Landslide susceptibility mapping of the Sea to Sky transportation corridor, British Columbia, Canada: comparison of two methods

Research paper by A. Blais-Stevens, P. Behnia, M. Kremer, A. Page, R. Kung, G. Bonham-Carter

Indexed on: 21 Jun '12Published on: 21 Jun '12Published in: Bulletin of Engineering Geology and the Environment


The Sea to Sky corridor stretches over a distance of 135 km into British Columbia’s Coast Mountains. The corridor has witnessed hundreds of historical and pre-historic landslides. In the last 154 years, 155 landslide events have been reported.

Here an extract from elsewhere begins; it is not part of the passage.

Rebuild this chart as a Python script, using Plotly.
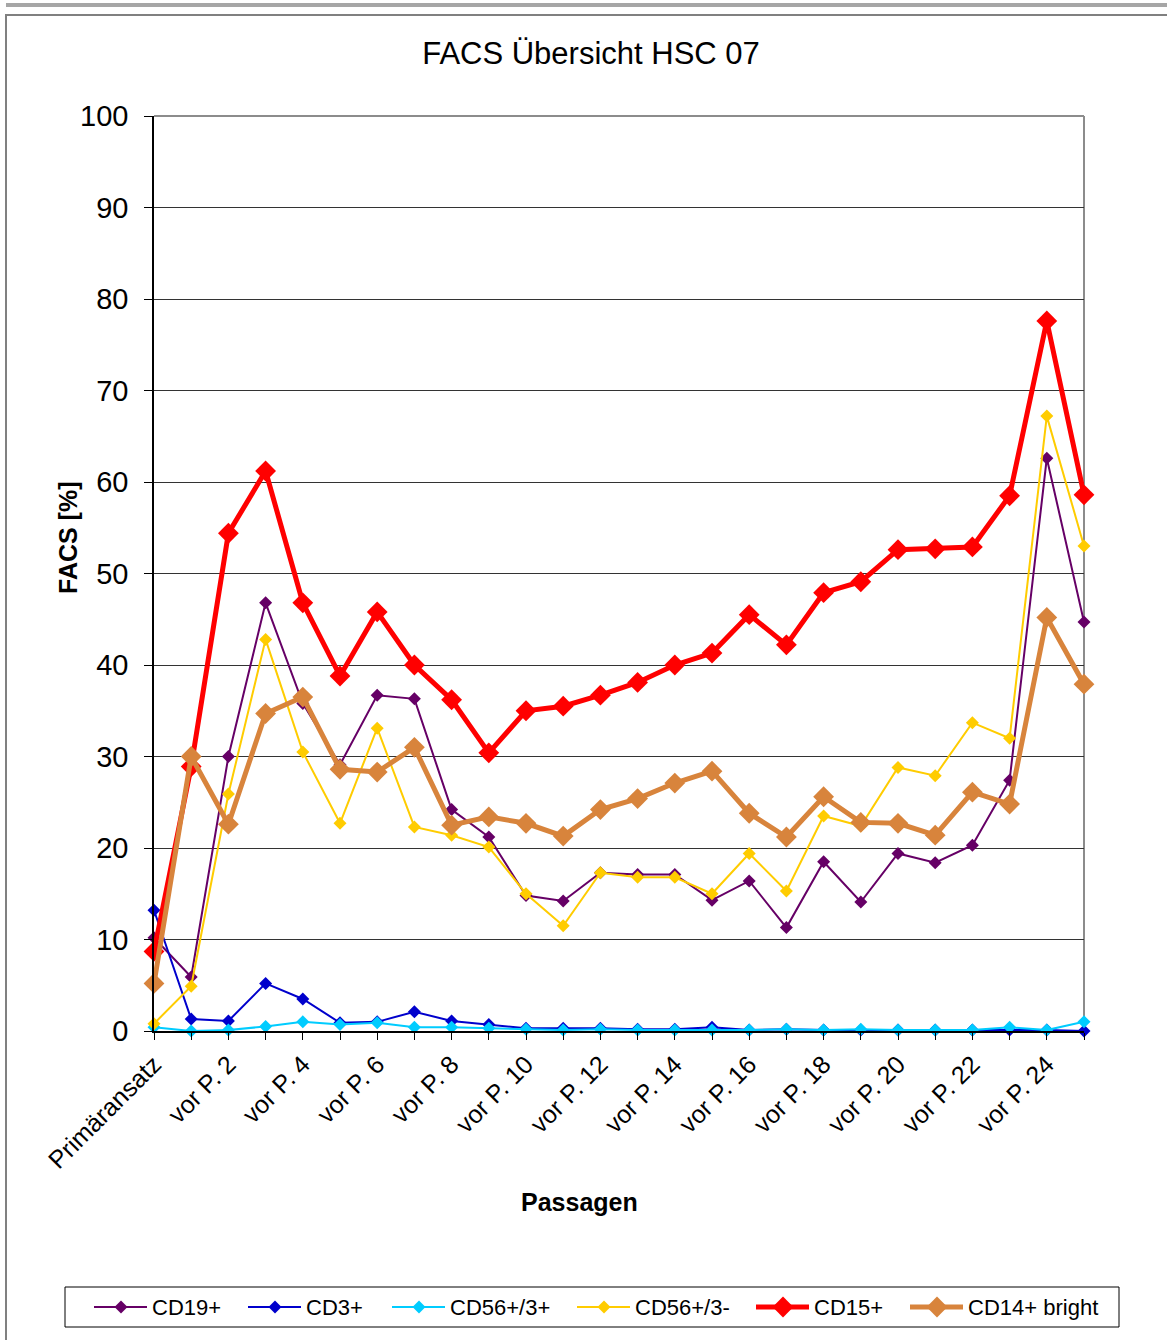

The most common types of landslides are rockfalls and debris flows, which are small in volume, but can be quite damaging. These are more abundant in the southern part of the corridor where infrastructure is built close to steep slopes. Two different methods were adapted to create debris flow and rockfall/rock slide susceptibility maps. Both qualitative heuristic and fuzzy logic susceptibility maps showed a similar distribution of susceptibility zones, especially high susceptibility. Correlation of high susceptibility zones with occurrence of historical and mapped geological landslide events was very good. Success rate curves were calculated for extrapolated zones of initiation for debris flow and rockfall/rock slide deposits. Success rate curves were better for debris flow than rockfall/rockslide maps.